--- Start Data in this exercise ---

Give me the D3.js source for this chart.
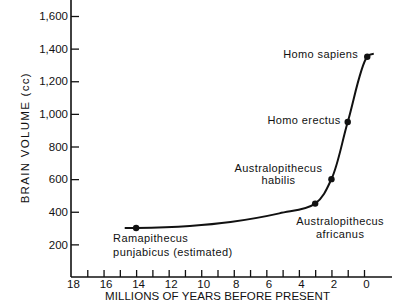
<!DOCTYPE html>
<html lang="en">
<head>
  <meta charset="UTF-8">
  <title>Brain volume over time</title>
  <script src="https://cdnjs.cloudflare.com/ajax/libs/d3/7.8.5/d3.min.js"></script>
  <style>
    body { margin: 0; background: #fff; }
    svg { display: block; font-family: "Liberation Sans", Arial, sans-serif; }
    text { fill: #111; }
  </style>
</head>
<body>
  <div id="chart"></div>
  <script>
    // curve (millions of years before present, cc)
    const curveYears  = [14.7, 14.0, 10.7, 8.2, 5.2, 3.0, 2.0, 1.0, -0.2, -0.6];
    const curveVolume = [300, 300, 313, 337, 390, 450, 600, 950, 1350, 1368];

    // labelled specimens
    const species = ["Ramapithecus", "Australopithecus africanus", "Australopithecus habilis", "Homo erectus", "Homo sapiens"];
    const speciesYears  = [14.0, 3.0, 2.0, 1.0, -0.2];
    const speciesVolume = [300, 450, 600, 950, 1350];
    const speciesLines = [
      ["Ramapithecus", "punjabicus (estimated)"],
      ["Australopithecus", "africanus"],
      ["Australopithecus", "habilis"],
      ["Homo erectus"],
      ["Homo sapiens"]
    ];

    const yTicks = [200, 400, 600, 800, 1000, 1200, 1400, 1600];
    const xTicks = d3.range(0, 18);          // minor ticks every million years
    const xLabels = [18, 16, 14, 12, 10, 8, 6, 4, 2, 0];

    // label placement relative to each dot: anchor, dx, dy of first line, line gap
    const labelLayout = [
      { anchor: "start",  dx: -23, dy: 14, gap: 14 },
      { anchor: "middle", dx: 25,  dy: 21, gap: 13 },
      { anchor: "middle", dx: -53, dy: -7, gap: 12 },
      { anchor: "end",    dx: -7,  dy: 2,  gap: 0 },
      { anchor: "end",    dx: -9,  dy: 1,  gap: 0 }
    ];

    const W = 405, H = 308;
    const svg = d3.select("#chart").append("svg")
      .attr("width", W).attr("height", H);

    const x = d3.scaleLinear().domain([18, 0]).range([71, 364]);
    const y = d3.scaleLinear().domain([0, 1600]).range([277, 16]);

    // axes
    const xAxis = svg.append("g")
      .attr("transform", `translate(0,${y(0)})`)
      .call(d3.axisBottom(x).tickValues(xTicks).tickSizeInner(-7).tickSizeOuter(0)
        .tickFormat(() => ""));
    xAxis.select(".domain").remove();
    xAxis.selectAll("line").attr("stroke", "#111").attr("stroke-width", 1.3);

    const xLab = svg.append("g")
      .attr("transform", `translate(0,${y(0)})`)
      .call(d3.axisBottom(x).tickValues(xLabels).tickSize(0).tickPadding(3));
    xLab.select(".domain").remove();
    xLab.selectAll("text").attr("font-size", 11.5).attr("dx", 2)
      .attr("font-family", "Liberation Sans, Arial, sans-serif");

    const yAxis = svg.append("g")
      .attr("transform", `translate(${x(18)},0)`)
      .call(d3.axisLeft(y).tickValues(yTicks).tickSizeInner(-8).tickSizeOuter(0).tickPadding(3)
        .tickFormat(d3.format(",")));
    yAxis.select(".domain").remove();
    yAxis.selectAll("line").attr("stroke", "#111").attr("stroke-width", 1.3);
    yAxis.selectAll("text").attr("font-size", 11.5)
      .attr("font-family", "Liberation Sans, Arial, sans-serif");

    // axis lines
    svg.append("line")
      .attr("x1", x(18)).attr("x2", x(-1.72))
      .attr("y1", y(0)).attr("y2", y(0))
      .attr("stroke", "#111").attr("stroke-width", 1.6);
    svg.append("line")
      .attr("x1", x(18)).attr("x2", x(18))
      .attr("y1", y(0)).attr("y2", y(1700))
      .attr("stroke", "#111").attr("stroke-width", 1.6);

    // axis titles
    svg.append("text")
      .attr("x", (x(18) + x(-1.72)) / 2 - 14).attr("y", 300)
      .attr("text-anchor", "middle")
      .attr("font-size", 11.5)
      .attr("textLength", 225).attr("lengthAdjust", "spacing")
      .text("MILLIONS OF YEARS BEFORE PRESENT");

    svg.append("text")
      .attr("transform", `translate(29,${y(850)}) rotate(-90)`)
      .attr("text-anchor", "middle")
      .attr("font-size", 11.5)
      .attr("textLength", 130).attr("lengthAdjust", "spacing")
      .text("BRAIN VOLUME (cc)");

    // curve
    const curve = curveYears.map((v, i) => [v, curveVolume[i]]);
    const line = d3.line()
      .x(d => x(d[0]))
      .y(d => y(d[1]))
      .curve(d3.curveCatmullRom.alpha(0.5));
    svg.append("path")
      .datum(curve)
      .attr("fill", "none")
      .attr("stroke", "#111")
      .attr("stroke-width", 2)
      .attr("d", line);

    // dots
    svg.selectAll("circle.pt")
      .data(species)
      .join("circle")
      .attr("class", "pt")
      .attr("cx", (d, i) => x(speciesYears[i]))
      .attr("cy", (d, i) => y(speciesVolume[i]))
      .attr("r", 3.2)
      .attr("fill", "#111");

    // labels
    species.forEach((s, i) => {
      const L = labelLayout[i];
      const t = svg.append("text")
        .attr("text-anchor", L.anchor)
        .attr("font-size", 11)
        .attr("letter-spacing", 0.4);
      speciesLines[i].forEach((txt, j) => {
        t.append("tspan")
          .attr("x", x(speciesYears[i]) + L.dx)
          .attr("y", y(speciesVolume[i]) + L.dy + j * L.gap)
          .text(txt);
      });
    });
  </script>
</body>
</html>
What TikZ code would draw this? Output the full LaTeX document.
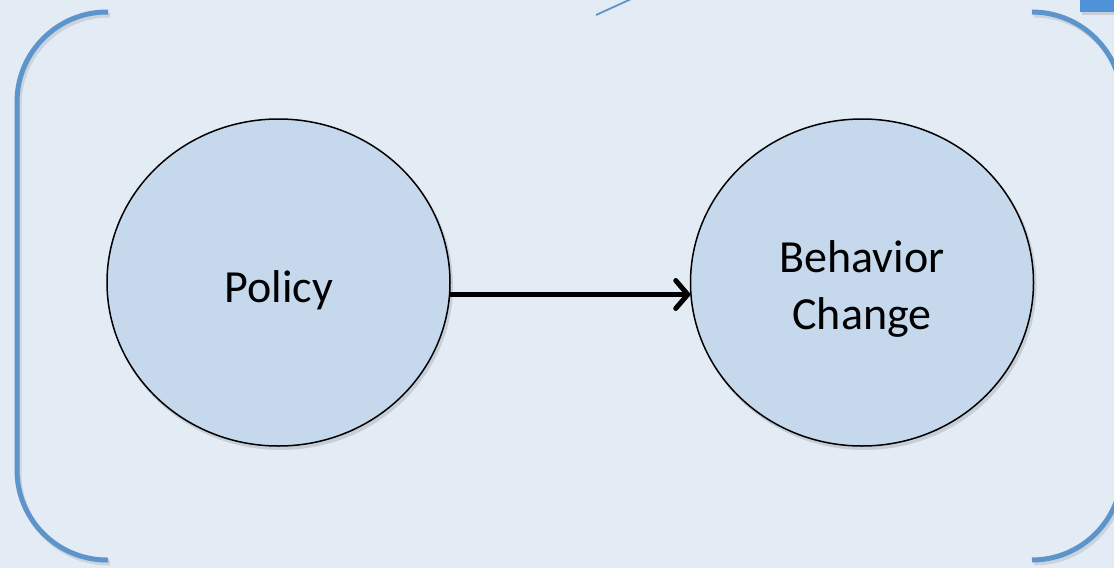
\documentclass[tikz,border=0pt]{standalone}
\usepackage{fontspec}
\setmainfont{Carlito}
\usetikzlibrary{shapes.geometric,arrows.meta}
\definecolor{bgcol}{HTML}{E3EBF5}
\definecolor{circfill}{HTML}{C5D8EC}
\definecolor{brk}{HTML}{5E94CC}
\definecolor{topbox}{HTML}{4F92DA}
\tikzset{
  bubble/.style={ellipse, draw=black, line width=1.5pt, fill=circfill,
    minimum width=343pt, minimum height=327pt, inner sep=0pt, align=center,
    font=\fontsize{46}{57}\selectfont},
  bubbleshadow/.style={ellipse, fill=black, opacity=0.12,
    minimum width=345pt, minimum height=329pt, inner sep=0pt},
  bubbletext/.style={align=center, inner sep=0pt, font=\fontsize{46}{57}\selectfont},
  bracket/.style={draw=brk, line width=5pt, rounded corners=90pt},
  brshadow/.style={draw=black, opacity=0.10, line width=5pt, rounded corners=90pt},
  flow/.style={line width=5pt, -{Straight Barb[length=12pt,width=28pt,line cap=round,line join=round]}}
}
\begin{document}
\begin{tikzpicture}[x=1pt,y=-1pt]
\useasboundingbox (0,0) rectangle (1114,568);
\clip (0,0) rectangle (1114,568);
\fill[bgcol] (0,0) rectangle (1114,568);
% brackets shadows
\draw[brshadow] (110,15) -- (19,15) -- (19,563) -- (110,563);
\draw[brshadow] (1034,15) -- (1124,15) -- (1124,563) -- (1034,563);
% brackets
\draw[bracket] (108,12) -- (17,12) -- (17,560) -- (108,560);
\draw[bracket] (1032,12) -- (1122,12) -- (1122,560) -- (1032,560);
% top decorations
\fill[black,opacity=0.12] (1082,0) rectangle (1114,15);
\fill[topbox] (1080,0) rectangle (1114,12);
\coordinate (ls) at (596,15);
\coordinate (le) at (640,-5);
\draw[brk, line width=1.8pt] (ls) -- (le);
% circles
\node[bubbleshadow] (ps) at (280.5,285.5) {};
\node[bubbleshadow] (bs) at (864,285.5) {};
\node[bubble] (policy) at (278.5,282.5) {};
\node[bubble] (behav) at (862,282.5) {};
\node[bubbletext] (policyt) at (279,290) {Policy};
\node[bubbletext] (behavt) at (862,289) {Behavior\\Change};
\draw[flow] (policy.-4) -- (behav.184);
\end{tikzpicture}
\end{document}
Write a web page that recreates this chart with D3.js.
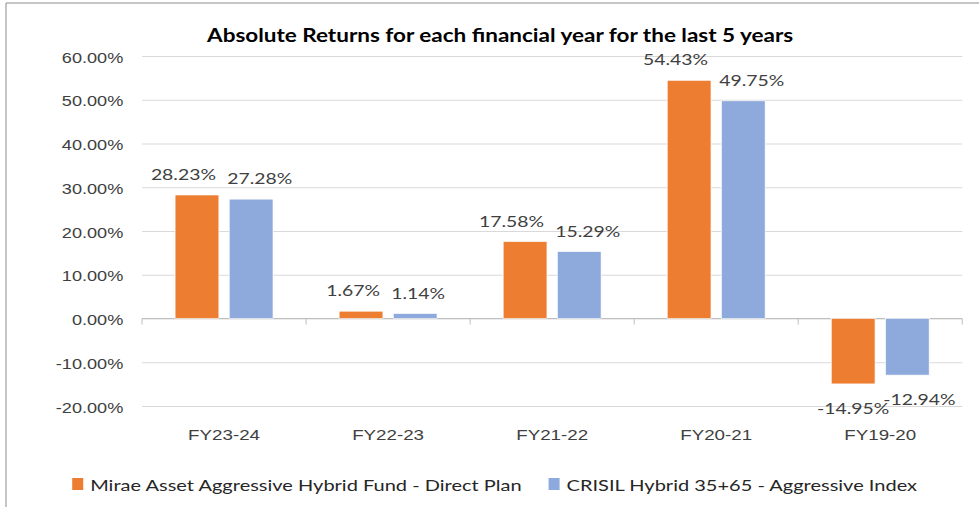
<!DOCTYPE html>
<html>
<head>
<meta charset="utf-8">
<script src="https://cdn.jsdelivr.net/npm/d3@7"></script>
<style>
  body { margin: 0; background: #fff; }
  svg { display: block; }
</style>
</head>
<body>
<div id="chart"></div>
<script>
var categories = ["FY23-24", "FY22-23", "FY21-22", "FY20-21", "FY19-20"];
var seriesNames = ["Mirae Asset Aggressive Hybrid Fund - Direct Plan", "CRISIL Hybrid 35+65 - Aggressive Index"];
var fundValues = [28.23, 1.67, 17.58, 54.43, -14.95];
var indexValues = [27.28, 1.14, 15.29, 49.75, -12.94];
var yTicks = [-20, -10, 0, 10, 20, 30, 40, 50, 60];
var colors = ["#ED7D31", "#8EA9DB"];

// drawn in a narrower box, then stretched to the window like the original picture
var W = 783, H = 507;
var margin = { top: 56, right: 13.4, bottom: 101, left: 113.6 },
    width = W - margin.left - margin.right,
    height = H - margin.top - margin.bottom;

var pct = function (v) { return v.toFixed(2) + "%"; };

var svgRoot = d3.select("#chart")
    .append("svg")
    .attr("width", 979)
    .attr("height", 507)
    .attr("viewBox", "0 0 " + W + " " + H)
    .attr("preserveAspectRatio", "none")
    .style("font-family", "Lato, 'Open Sans', sans-serif");

// outer frame: only the top and left edges are in view
svgRoot.append("path")
    .attr("d", "M4.8," + H + "V3H" + W)
    .attr("fill", "none")
    .attr("stroke", "#8c8c8c")
    .attr("stroke-width", 1)
    .attr("vector-effect", "non-scaling-stroke");

svgRoot.append("text")
    .attr("x", 400)
    .attr("y", 42)
    .attr("fill", "#000")
    .attr("font-weight", "bold")
    .style("font-size", "18px")
    .style("text-anchor", "middle")
    .text("Absolute Returns for each financial year for the last 5 years");

var svg = svgRoot.append("g")
    .attr("transform", "translate(" + margin.left + "," + margin.top + ")");

var data = categories.map(function (c, i) {
    return { cat: c, values: [fundValues[i], indexValues[i]] };
});

var x0 = d3.scaleBand()
    .domain(categories)
    .range([0, width])
    .padding(0);

var x1 = d3.scaleBand()
    .domain([0, 1])
    .range([0, x0.bandwidth()])
    .paddingInner(0.19)
    .paddingOuter(0.61);

var y = d3.scaleLinear()
    .domain([-20, 60])
    .range([height, 0]);

// gridlines + y labels
var yAxis = svg.append("g")
    .call(d3.axisLeft(y)
        .tickValues(yTicks)
        .tickSize(-width)
        .tickPadding(15)
        .tickFormat(pct));
yAxis.select(".domain").remove();
yAxis.selectAll(".tick line")
    .attr("stroke", "#d9d9d9")
    .attr("vector-effect", "non-scaling-stroke");
yAxis.selectAll(".tick text")
    .attr("fill", "#404040")
    .attr("dy", "0.42em")
    .style("font-size", "14.5px");

// zero line with category boundary ticks
svg.append("line")
    .attr("x1", 0).attr("x2", width)
    .attr("y1", y(0)).attr("y2", y(0))
    .attr("stroke", "#bfbfbf")
    .attr("vector-effect", "non-scaling-stroke");

var bounds = categories.map(function (c) { return x0(c); }).concat([width]);
svg.selectAll(".cat-tick")
    .data(bounds)
    .enter().append("line")
    .attr("class", "cat-tick")
    .attr("x1", function (d) { return d; })
    .attr("x2", function (d) { return d; })
    .attr("y1", y(0))
    .attr("y2", y(0) + 6)
    .attr("stroke", "#bfbfbf")
    .attr("vector-effect", "non-scaling-stroke");

// category labels along the bottom
var xAxis = svg.append("g")
    .attr("transform", "translate(0," + (height + 18) + ")")
    .call(d3.axisBottom(x0).tickSize(0).tickPadding(0));
xAxis.select(".domain").remove();
xAxis.selectAll(".tick text")
    .attr("fill", "#404040")
    .attr("dy", "1.1em")
    .style("font-size", "15px");

// bars
var groups = svg.selectAll(".grp")
    .data(data)
    .enter().append("g")
    .attr("class", "grp")
    .attr("transform", function (d) { return "translate(" + x0(d.cat) + ",0)"; });

groups.selectAll("rect")
    .data(function (d) { return d.values.map(function (v, i) { return { s: i, v: v }; }); })
    .enter().append("rect")
    .attr("x", function (d) { return x1(d.s); })
    .attr("width", x1.bandwidth())
    .attr("y", function (d) { return y(Math.max(0, d.v)); })
    .attr("height", function (d) { return Math.abs(y(d.v) - y(0)); })
    .attr("fill", function (d) { return colors[d.s]; })
    .attr("stroke", "#fff")
    .attr("stroke-width", 0.6);

// value labels
groups.selectAll(".lbl")
    .data(function (d) { return d.values.map(function (v, i) { return { s: i, v: v }; }); })
    .enter().append("text")
    .attr("class", "lbl")
    .attr("fill", "#404040")
    .style("font-size", "15.5px")
    .attr("x", function (d) {
        if (d.s === 0) return d.v < 0 ? x1(0) + x1.bandwidth() / 2 : x1(0) + x1.bandwidth() - 2.4;
        return x1(1) - 1.6;
    })
    .attr("y", function (d) { return d.v < 0 ? y(d.v) + 30 : y(d.v) - 15; })
    .style("text-anchor", function (d) {
        if (d.s === 0) return d.v < 0 ? "middle" : "end";
        return "start";
    })
    .text(function (d) { return pct(d.v); });

// legend
var legend = svgRoot.append("g");
var lx = 0;
seriesNames.forEach(function (name, i) {
    var item = legend.append("g").attr("transform", "translate(" + lx + ",0)");
    item.append("rect")
        .attr("x", 0).attr("y", 478)
        .attr("width", 8.8).attr("height", 12)
        .attr("fill", colors[i]);
    var t = item.append("text")
        .attr("x", 14.4).attr("y", 491)
        .attr("fill", "#262626")
        .style("font-size", "16px")
        .text(name);
    lx += 14.4 + t.node().getComputedTextLength() + 21.6;
});
var legendW = lx - 21.6;
legend.attr("transform", "translate(" + (395.6 - legendW / 2) + ",0)");
</script>
</body>
</html>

--- End Data in this exercise ---

▶ **What the exercise asks**
Print, exactly as written, the lines above from the first one to the one containing "950, 1350, 1368];". Leave out pictures.

▶ **Exercise result**
Give me the D3.js source for this chart.
<!DOCTYPE html>
<html lang="en">
<head>
  <meta charset="UTF-8">
  <title>Brain volume over time</title>
  <script src="https://cdnjs.cloudflare.com/ajax/libs/d3/7.8.5/d3.min.js"></script>
  <style>
    body { margin: 0; background: #fff; }
    svg { display: block; font-family: "Liberation Sans", Arial, sans-serif; }
    text { fill: #111; }
  </style>
</head>
<body>
  <div id="chart"></div>
  <script>
    // curve (millions of years before present, cc)
    const curveYears  = [14.7, 14.0, 10.7, 8.2, 5.2, 3.0, 2.0, 1.0, -0.2, -0.6];
    const curveVolume = [300, 300, 313, 337, 390, 450, 600, 950, 1350, 1368];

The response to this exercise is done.